Malouel's oeuvre on panel remains controversial; the most generally accepted painting of his to survive is the Pietà tondo in the Louvre, the first true tondo of the Renaissance, though this is not accepted by Châtelet. This has Philip's coat of arms painted on the back, so should predate his death in 1404, and the "unusual iconography of the piece clearly links it to [Champmol]", which was dedicated to the Holy Trinity, who all appear. The style of the work mixes Northern and Sienese elements, in a fashion characteristic of the International Gothic court art of the period. Although painted in the traditional tempera, the work uses transparent glazes in a way that was to be greatly developed in the work of Jan van Eyck after Malouel's death. Another of Phillip's Netherlandish artists, Melchior Broederlam, was already producing works partly in oil paint for Champmol.

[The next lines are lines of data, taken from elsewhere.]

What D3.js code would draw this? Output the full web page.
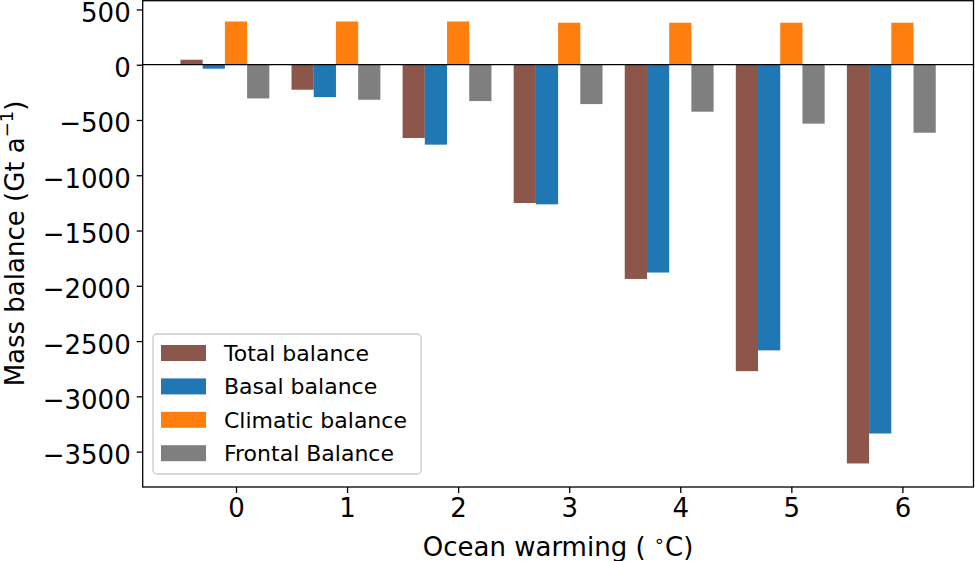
<!DOCTYPE html>
<html>
<head>
<meta charset="utf-8">
<script src="https://cdn.jsdelivr.net/npm/d3@7"></script>
<style>
  body { margin: 0; background: #fff; }
  text { font-family: "DejaVu Sans", sans-serif; fill: #000; }
</style>
</head>
<body>
<div id="chart"></div>
<script>
// ocean warming steps (deg C)
var warming = [0, 1, 2, 3, 4, 5, 6];

// mass balance terms, Gt/a
var totalBalance = [45, -226, -663, -1251, -1938, -2772, -3607];
var basalBalance = [-36, -293, -723, -1263, -1880, -2584, -3336];
var climaticBalance = [391, 391, 391, 380, 380, 380, 380];
var frontalBalance = [-305, -317, -329, -356, -425, -533, -615];

var seriesNames = ['Total balance', 'Basal balance', 'Climatic balance', 'Frontal Balance'];
var yTicks = [500, 0, -500, -1000, -1500, -2000, -2500, -3000, -3500];

var colors = ['#8c564b', '#1f77b4', '#ff7f0e', '#7f7f7f'];
var offsets = [-0.4, -0.2, 0, 0.2];
var barW = 0.2;

var width = 975, height = 561;
var left = 142.7, right = 973.5, bottom = 487;

var svg = d3.select('#chart').append('svg')
  .attr('width', width)
  .attr('height', height);

var x = d3.scaleLinear().domain([-0.84, 6.64]).range([left, right]);
var y = d3.scaleLinear().domain([-3820, 590]).range([bottom, -0.5]);

var series = [totalBalance, basalBalance, climaticBalance, frontalBalance];

series.forEach(function (vals, i) {
  svg.append('g').selectAll('rect')
    .data(vals)
    .enter()
    .append('rect')
    .attr('x', function (d, j) { return x(warming[j] + offsets[i] - barW / 2); })
    .attr('width', function (d, j) { return x(warming[j] + offsets[i] + barW / 2) - x(warming[j] + offsets[i] - barW / 2); })
    .attr('y', function (d) { return Math.min(y(d), y(0)); })
    .attr('height', function (d) { return Math.abs(y(d) - y(0)); })
    .attr('fill', colors[i]);
});

// zero line
svg.append('line')
  .attr('x1', left).attr('x2', right)
  .attr('y1', y(0)).attr('y2', y(0))
  .attr('stroke', '#000')
  .attr('stroke-width', 1.3);

var fmt = function (d) { return d < 0 ? '\u2212' + Math.abs(d) : String(d); };

var yAxis = svg.append('g')
  .attr('transform', 'translate(' + left + ',0)')
  .call(d3.axisLeft(y).tickValues(yTicks).tickFormat(fmt).tickSize(6).tickPadding(6));

var xAxis = svg.append('g')
  .attr('transform', 'translate(0,' + bottom + ')')
  .call(d3.axisBottom(x).tickValues(warming).tickFormat(d3.format('d')).tickSize(6).tickPadding(6));

[xAxis, yAxis].forEach(function (g) {
  g.select('.domain').remove();
  g.selectAll('line').attr('stroke', '#000').attr('stroke-width', 1.3);
  g.selectAll('text').style('font-size', '26px').attr('fill', '#000');
});
yAxis.selectAll('text').attr('dy', '0.46em');

// frame
svg.append('rect')
  .attr('x', left).attr('y', 0.7)
  .attr('width', right - left).attr('height', bottom - 0.7)
  .attr('fill', 'none')
  .attr('stroke', '#000')
  .attr('stroke-width', 1.3);

// axis labels
var xl = svg.append('text')
  .attr('x', (left + right) / 2)
  .attr('y', 556)
  .attr('text-anchor', 'middle')
  .style('font-size', '26px');
xl.append('tspan').text('Ocean warming ( ');
xl.append('tspan').attr('dy', -9).style('font-size', '18px').text('\u2218');
xl.append('tspan').attr('dy', 9).text('C)');

var yl = svg.append('text')
  .attr('transform', 'translate(24,' + (bottom / 2) + ') rotate(-90)')
  .attr('text-anchor', 'middle')
  .style('font-size', '26px');
yl.append('tspan').text('Mass balance (Gt a');
yl.append('tspan').attr('dy', -11).style('font-size', '18px').text('\u22121');
yl.append('tspan').attr('dy', 11).text(')');

// legend
var lg = svg.append('g');
lg.append('rect')
  .attr('x', 153).attr('y', 334)
  .attr('width', 268).attr('height', 140)
  .attr('rx', 4)
  .attr('fill', '#fff').attr('fill-opacity', 0.8)
  .attr('stroke', '#ccc').attr('stroke-width', 1.3);

var rows = lg.selectAll('g.row')
  .data(seriesNames)
  .enter()
  .append('g')
  .attr('class', 'row')
  .attr('transform', function (d, i) { return 'translate(0,' + (353 + i * 33.4) + ')'; });

rows.append('rect')
  .attr('x', 161).attr('y', -8)
  .attr('width', 45).attr('height', 16)
  .attr('fill', function (d, i) { return colors[i]; });

rows.append('text')
  .attr('x', 224)
  .attr('dy', '0.36em')
  .style('font-size', '22px')
  .text(function (d) { return d; });
</script>
</body>
</html>
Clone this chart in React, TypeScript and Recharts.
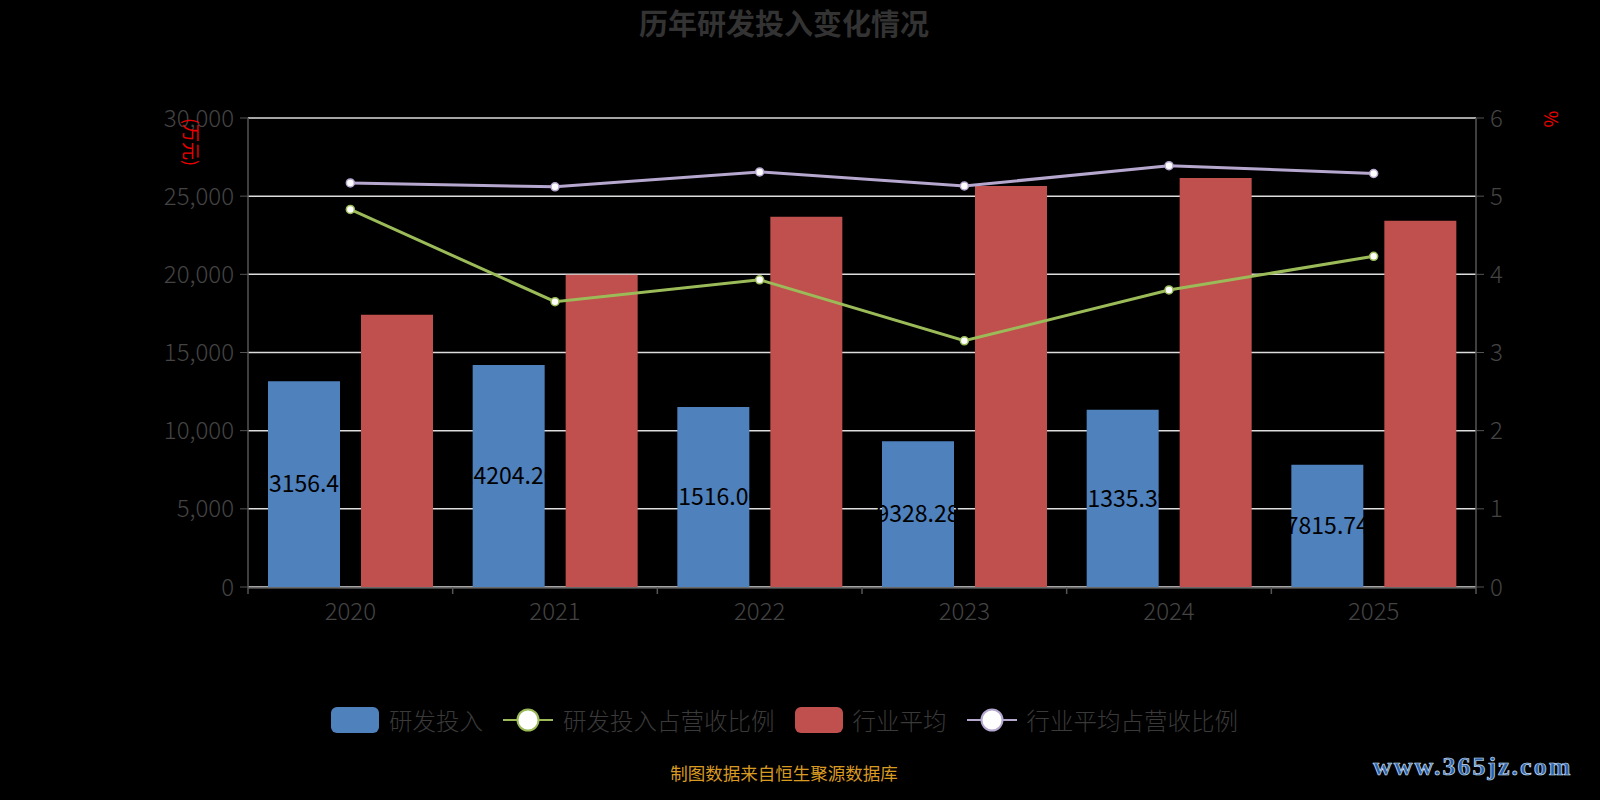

The large (162 x 211 cm) altarpiece, also in the Louvre, of the Martyrdom of St Denis with the Trinity (or The Last Communion and Martyrdom of Saint Denis), also from Champmol, may have been begun by Malouel but completed by Henri Bellechose (his only known work), after Malouel's death. The ducal accounts record the provision of pigments (but not gold) to Bellechose to complete ("parfaire" = "perfect") a "painting of the life of St Denis", known to have been a subject of Malouel's, and some see a difference in style among the figures, while others do not. Snyder and Châtelet support Malouel's participation, but this is disputed, the case against being set out in an article of 1961 by Nicole Reynaud (in French). For Châtelet the St Denis altarpiece and the large tondo in the Louvre are two of the five altarpieces commissioned in 1398. Bellechose, who is not documented before Malouel's death, succeeded him as valet and court painter; Châtelet suggests he may have been in his workshop for years, and suggests he was responsible for the large tondo over ten years earlier, thus reversing the traditional attributions for these two famous works.

Malouel is also believed to have been the originator of a portrait image of Philip of about 1400 which survives only in versions believed to be later. He is recorded as working on a portrait of John the Fearless for the King of Portugal in 1413, and there were also portraits of Philip and John in the choir at Champmol (as we know from when Philip the Good ordered one of him to be added). A later version in the Musée Condé in Chantilly has been suggested as a copy of the Malouel image type of John. A large Madonna and Child, unearthed in 1960 in Berlin and now on loan to the Gemäldegalerie, Berlin, has also been attributed to Malouel, as has another in the Louvre. It is believed the Berlin picture was one wing of a diptych opposite a portrait of John the Fearless, which would be the first known example of this format, later very common in Netherlandish painting. It was perhaps also for Champmol.

A number of other works are, or have been, attributed to Malouel or his workshop, including a smaller Pietà tondo in the Louvre, the "Antwerp-Baltimore polyptych", also sometimes associated with Melchior Broederlam, and a damaged Entombment of Christ in Troyes.